→ **SUPPLIED MATERIAL**:
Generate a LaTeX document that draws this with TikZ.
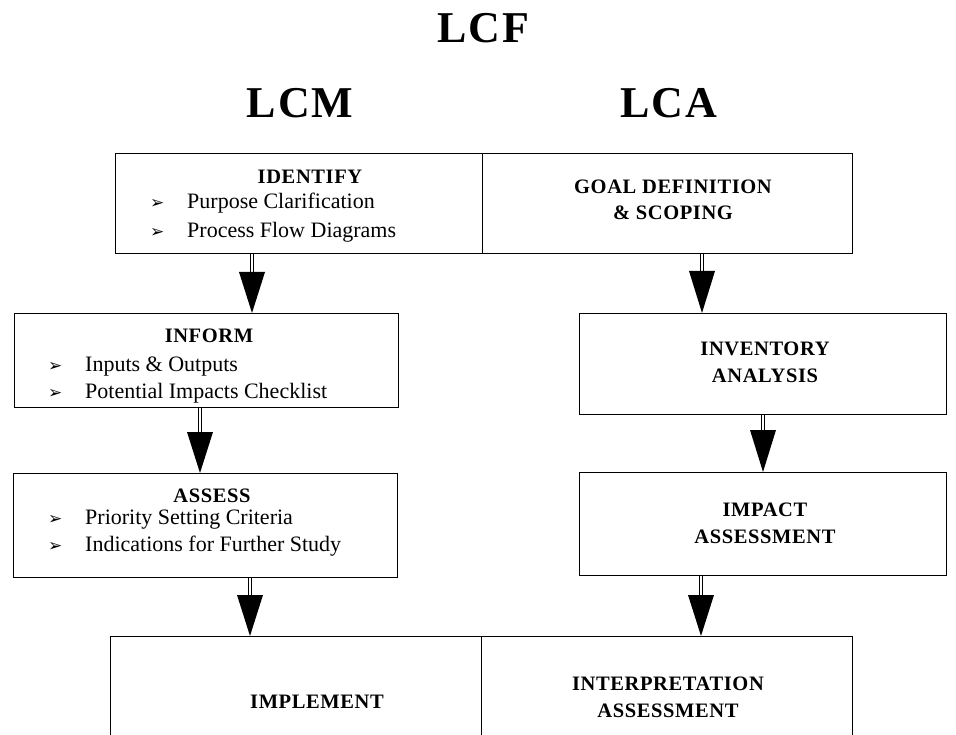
\documentclass[tikz,border=0pt]{standalone}
\usepackage{fontspec}
\setmainfont{Liberation Serif}
\newfontfamily\symfont{DejaVu Sans}
\usetikzlibrary{calc}
\tikzset{
  box/.style={draw, line width=1.3pt, inner sep=0pt, anchor=north west},
  bigtitle/.style={font=\fontsize{44}{48}\selectfont\bfseries, inner sep=0pt},
  headtxt/.style={font=\fontsize{20.5}{26.5}\selectfont\bfseries\addfontfeatures{LetterSpace=3}, inner sep=0pt, anchor=base, align=center},
  itemtxt/.style={font=\fontsize{22}{24}\selectfont, inner sep=0pt, anchor=base west},
  shaft/.style={double, double distance=2.6pt, line width=0.7pt},
  tiphead/.style={fill=black},
}
\newcommand{\bul}{\makebox[37pt][l]{\symfont\fontsize{17}{17}\selectfont ➢}}
\begin{document}
\begin{tikzpicture}[x=1pt,y=-1pt]
\clip (0,0) rectangle (956,735);
\useasboundingbox (0,0) rectangle (956,735);

% titles
\node[bigtitle] (lcf) at (483,28) {L\hspace{2pt}C\hspace{2pt}F};
\node[bigtitle] (lcm) at (300,103) {L\hspace{2pt}C\hspace{2pt}M};
\node[bigtitle] (lca) at (669,103) {L\hspace{2pt}C\hspace{2pt}A};

% boxes
\node[box, minimum width=367pt, minimum height=100pt] (identify) at (115,153) {};
\node[box, minimum width=370pt, minimum height=100pt] (goal) at (482,153) {};
\node[box, minimum width=384pt, minimum height=94pt] (inform) at (14,313) {};
\node[box, minimum width=384pt, minimum height=104pt] (assess) at (13,473) {};
\node[box, minimum width=367pt, minimum height=101pt] (inventory) at (579,313) {};
\node[box, minimum width=367pt, minimum height=103pt] (impact) at (579,472) {};
\node[box, minimum width=371pt, minimum height=130pt] (implement) at (110,636) {};
\node[box, minimum width=371pt, minimum height=130pt] (interpret) at (481,636) {};

% texts
\node[headtxt] (tid) at (310,184) {IDENTIFY};
\node[itemtxt] (tid1) at (150,209) {\bul Purpose Clarification};
\node[itemtxt] (tid2) at (150,238) {\bul Process Flow Diagrams};
\node[headtxt] (tgoal) at (673,220) {GOAL DEFINITION\\\& SCOPING};

\node[headtxt] (tinf) at (209,343) {INFORM};
\node[itemtxt] (tinf1) at (48,371) {\bul Inputs \& Outputs};
\node[itemtxt] (tinf2) at (48,398) {\bul Potential Impacts Checklist};

\node[headtxt] (tass) at (212,502) {ASSESS};
\node[itemtxt] (tass1) at (48,524) {\bul Priority Setting Criteria};
\node[itemtxt] (tass2) at (48,551) {\bul Indications for Further Study};

\node[headtxt] (tinv) at (765,382) {INVENTORY\\ANALYSIS};
\node[headtxt] (timp) at (765,543) {IMPACT\\ASSESSMENT};
\node[headtxt] (timpl) at (317,708) {IMPLEMENT};
\node[headtxt] (tint) at (668,717) {INTERPRETATION\\ASSESSMENT};

% connectors
\coordinate (h1) at (252,272);
\coordinate (h2) at (702,271);
\coordinate (h3) at (200,432);
\coordinate (h4) at (763,430);
\coordinate (h5) at (250,595);
\coordinate (h6) at (701,595);

\draw[shaft] (identify.south -| h1) -- (h1);
\fill[tiphead] ($(h1)+(-13,0)$) -- ($(h1)+(13,0)$) -- (inform.north -| h1) -- cycle;
\draw[shaft] (goal.south -| h2) -- (h2);
\fill[tiphead] ($(h2)+(-13,0)$) -- ($(h2)+(13,0)$) -- (inventory.north -| h2) -- cycle;
\draw[shaft] (inform.south -| h3) -- (h3);
\fill[tiphead] ($(h3)+(-13,0)$) -- ($(h3)+(13,0)$) -- (assess.north -| h3) -- cycle;
\draw[shaft] (inventory.south -| h4) -- (h4);
\fill[tiphead] ($(h4)+(-13,0)$) -- ($(h4)+(13,0)$) -- (impact.north -| h4) -- cycle;
\draw[shaft] (assess.south -| h5) -- (h5);
\fill[tiphead] ($(h5)+(-13,0)$) -- ($(h5)+(13,0)$) -- (implement.north -| h5) -- cycle;
\draw[shaft] (impact.south -| h6) -- (h6);
\fill[tiphead] ($(h6)+(-13,0)$) -- ($(h6)+(13,0)$) -- (interpret.north -| h6) -- cycle;
\end{tikzpicture}
\end{document}
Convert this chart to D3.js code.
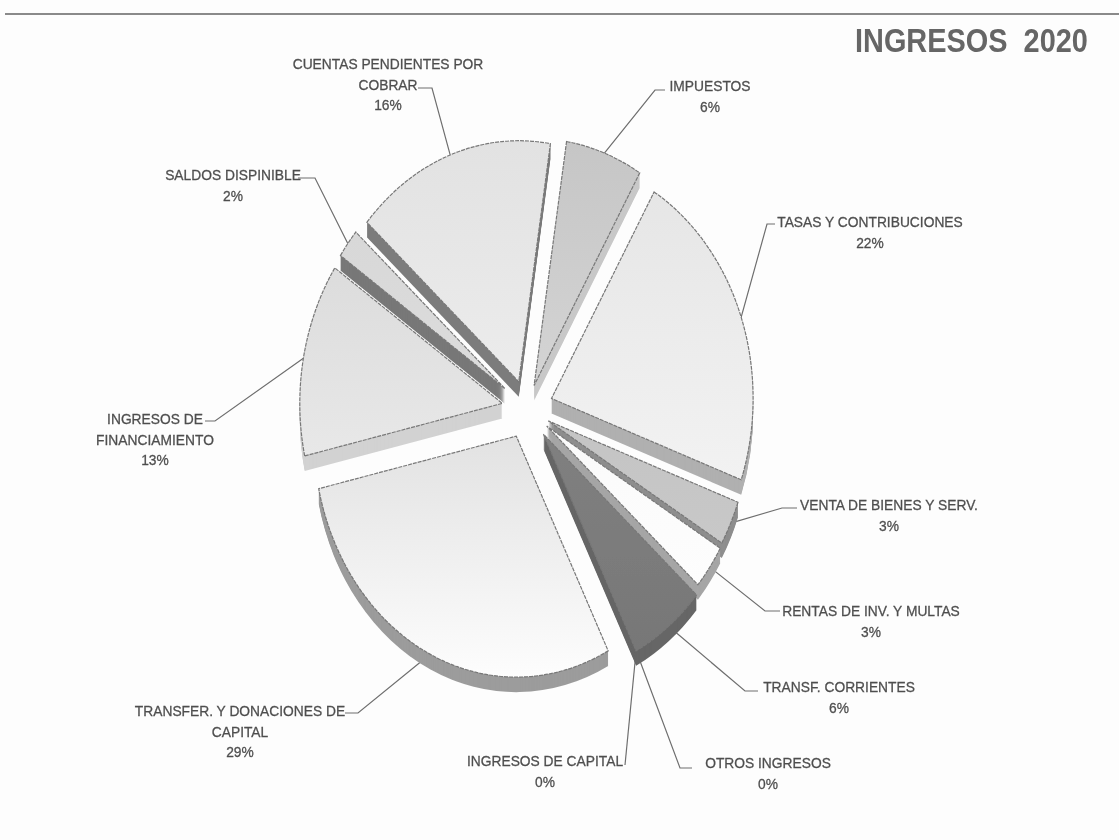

→ **STATED GOAL**: From the entries above, output every line exactly and omit any image.

→ **EXERCISE SOLUTION**:
Generate a LaTeX document that draws this with TikZ.
\documentclass[tikz,border=0pt]{standalone}
\usepackage{fontspec}
\setmainfont{Liberation Serif}
\newfontfamily\symfont{DejaVu Sans}
\usetikzlibrary{calc}
\tikzset{
  box/.style={draw, line width=1.3pt, inner sep=0pt, anchor=north west},
  bigtitle/.style={font=\fontsize{44}{48}\selectfont\bfseries, inner sep=0pt},
  headtxt/.style={font=\fontsize{20.5}{26.5}\selectfont\bfseries\addfontfeatures{LetterSpace=3}, inner sep=0pt, anchor=base, align=center},
  itemtxt/.style={font=\fontsize{22}{24}\selectfont, inner sep=0pt, anchor=base west},
  shaft/.style={double, double distance=2.6pt, line width=0.7pt},
  tiphead/.style={fill=black},
}
\newcommand{\bul}{\makebox[37pt][l]{\symfont\fontsize{17}{17}\selectfont ➢}}
\begin{document}
\begin{tikzpicture}[x=1pt,y=-1pt]
\clip (0,0) rectangle (956,735);
\useasboundingbox (0,0) rectangle (956,735);

% titles
\node[bigtitle] (lcf) at (483,28) {L\hspace{2pt}C\hspace{2pt}F};
\node[bigtitle] (lcm) at (300,103) {L\hspace{2pt}C\hspace{2pt}M};
\node[bigtitle] (lca) at (669,103) {L\hspace{2pt}C\hspace{2pt}A};

% boxes
\node[box, minimum width=367pt, minimum height=100pt] (identify) at (115,153) {};
\node[box, minimum width=370pt, minimum height=100pt] (goal) at (482,153) {};
\node[box, minimum width=384pt, minimum height=94pt] (inform) at (14,313) {};
\node[box, minimum width=384pt, minimum height=104pt] (assess) at (13,473) {};
\node[box, minimum width=367pt, minimum height=101pt] (inventory) at (579,313) {};
\node[box, minimum width=367pt, minimum height=103pt] (impact) at (579,472) {};
\node[box, minimum width=371pt, minimum height=130pt] (implement) at (110,636) {};
\node[box, minimum width=371pt, minimum height=130pt] (interpret) at (481,636) {};

% texts
\node[headtxt] (tid) at (310,184) {IDENTIFY};
\node[itemtxt] (tid1) at (150,209) {\bul Purpose Clarification};
\node[itemtxt] (tid2) at (150,238) {\bul Process Flow Diagrams};
\node[headtxt] (tgoal) at (673,220) {GOAL DEFINITION\\\& SCOPING};

\node[headtxt] (tinf) at (209,343) {INFORM};
\node[itemtxt] (tinf1) at (48,371) {\bul Inputs \& Outputs};
\node[itemtxt] (tinf2) at (48,398) {\bul Potential Impacts Checklist};

\node[headtxt] (tass) at (212,502) {ASSESS};
\node[itemtxt] (tass1) at (48,524) {\bul Priority Setting Criteria};
\node[itemtxt] (tass2) at (48,551) {\bul Indications for Further Study};

\node[headtxt] (tinv) at (765,382) {INVENTORY\\ANALYSIS};
\node[headtxt] (timp) at (765,543) {IMPACT\\ASSESSMENT};
\node[headtxt] (timpl) at (317,708) {IMPLEMENT};
\node[headtxt] (tint) at (668,717) {INTERPRETATION\\ASSESSMENT};

% connectors
\coordinate (h1) at (252,272);
\coordinate (h2) at (702,271);
\coordinate (h3) at (200,432);
\coordinate (h4) at (763,430);
\coordinate (h5) at (250,595);
\coordinate (h6) at (701,595);

\draw[shaft] (identify.south -| h1) -- (h1);
\fill[tiphead] ($(h1)+(-13,0)$) -- ($(h1)+(13,0)$) -- (inform.north -| h1) -- cycle;
\draw[shaft] (goal.south -| h2) -- (h2);
\fill[tiphead] ($(h2)+(-13,0)$) -- ($(h2)+(13,0)$) -- (inventory.north -| h2) -- cycle;
\draw[shaft] (inform.south -| h3) -- (h3);
\fill[tiphead] ($(h3)+(-13,0)$) -- ($(h3)+(13,0)$) -- (assess.north -| h3) -- cycle;
\draw[shaft] (inventory.south -| h4) -- (h4);
\fill[tiphead] ($(h4)+(-13,0)$) -- ($(h4)+(13,0)$) -- (impact.north -| h4) -- cycle;
\draw[shaft] (assess.south -| h5) -- (h5);
\fill[tiphead] ($(h5)+(-13,0)$) -- ($(h5)+(13,0)$) -- (implement.north -| h5) -- cycle;
\draw[shaft] (impact.south -| h6) -- (h6);
\fill[tiphead] ($(h6)+(-13,0)$) -- ($(h6)+(13,0)$) -- (interpret.north -| h6) -- cycle;
\end{tikzpicture}
\end{document}
Convert this chart to D3.js code.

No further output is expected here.